46610 Bésixdouze


46610 Bésixdouze, provisional designation, is a bright background asteroid from the inner regions of the asteroid belt, approximately 2 kilometers in diameter. It was discovered on 15 October 1993, by Japanese amateur astronomers Kin Endate and Kazuro Watanabe at the Kitami Observatory in eastern Hokkaidō, Japan. The asteroid was named after "B-612", home of The Little Prince.

Orbit and classification

Bésixdouze is a non-family asteroid from the main belt's background population. It orbits the Sun in the inner main-belt at a distance of 1.9–2.7 AU once every 3 years and 5 months.

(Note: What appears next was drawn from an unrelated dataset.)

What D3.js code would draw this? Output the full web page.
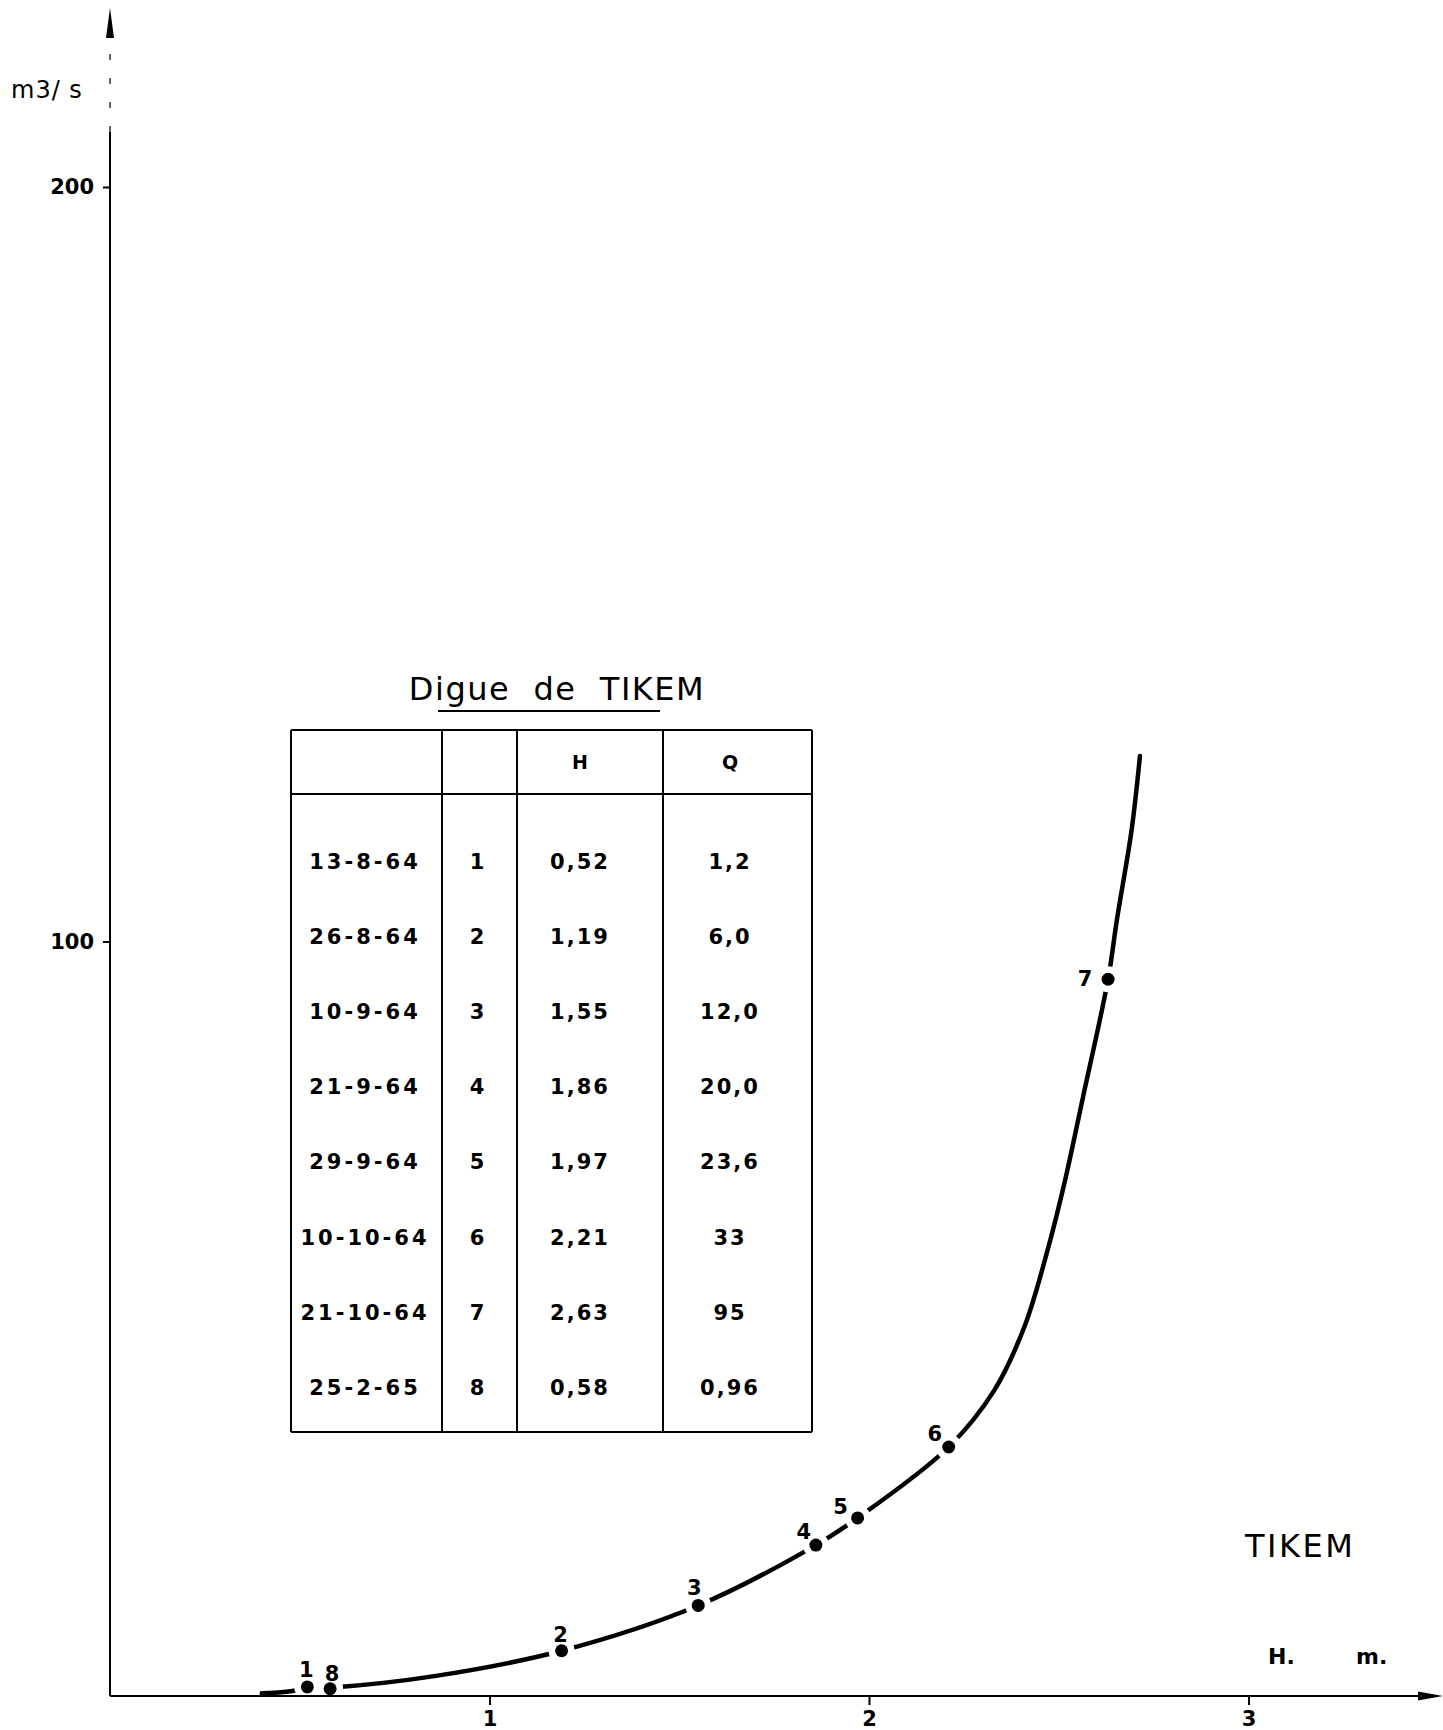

Its orbit has an eccentricity of 0.18 and an inclination of 2° with respect to the ecliptic.
The asteroid was first identified as at Crimea–Nauchnij in a single image taken in September 1986.

Physical characteristics

Diameter and albedo

According to the survey carried out by the NEOWISE mission of NASA's Wide-field Infrared Survey Explorer, Bésixdouze measures 2.064 kilometers in diameter and its surface has an albedo of 0.262, which is indicative for a stony composition.

Rotation period

As of 2018, no rotational lightcurve of Bésixdouze has been obtained from photometric observations. The body's rotation period, poles and shape remain unknown.

Naming

The name was suggested by F. Hemery and Jiří Grygar as a reference to the French novella The Little Prince. The title character lived on an asteroid named B-612, which is the number 46610 written in hexadecimal notation. Bésixdouze is one way to pronounce B-612 in French. Like the asteroid in The Little Prince, Bésixdouze was first observed in a single night, several years before its official discovery.
The official naming citation was published by the Minor Planet Center on 20 November 2002. It says:
"The decimal number 46610 translates to the hexadecimal B612, the designation of the fictitious minor planet in de St. Exupéry's 1943 novel Le Petit Prince. B612 was allegedly spotted on a single night in 1909 and reported at a meeting in 1920. The name was suggested independently by F. Hémery and J. Grygar."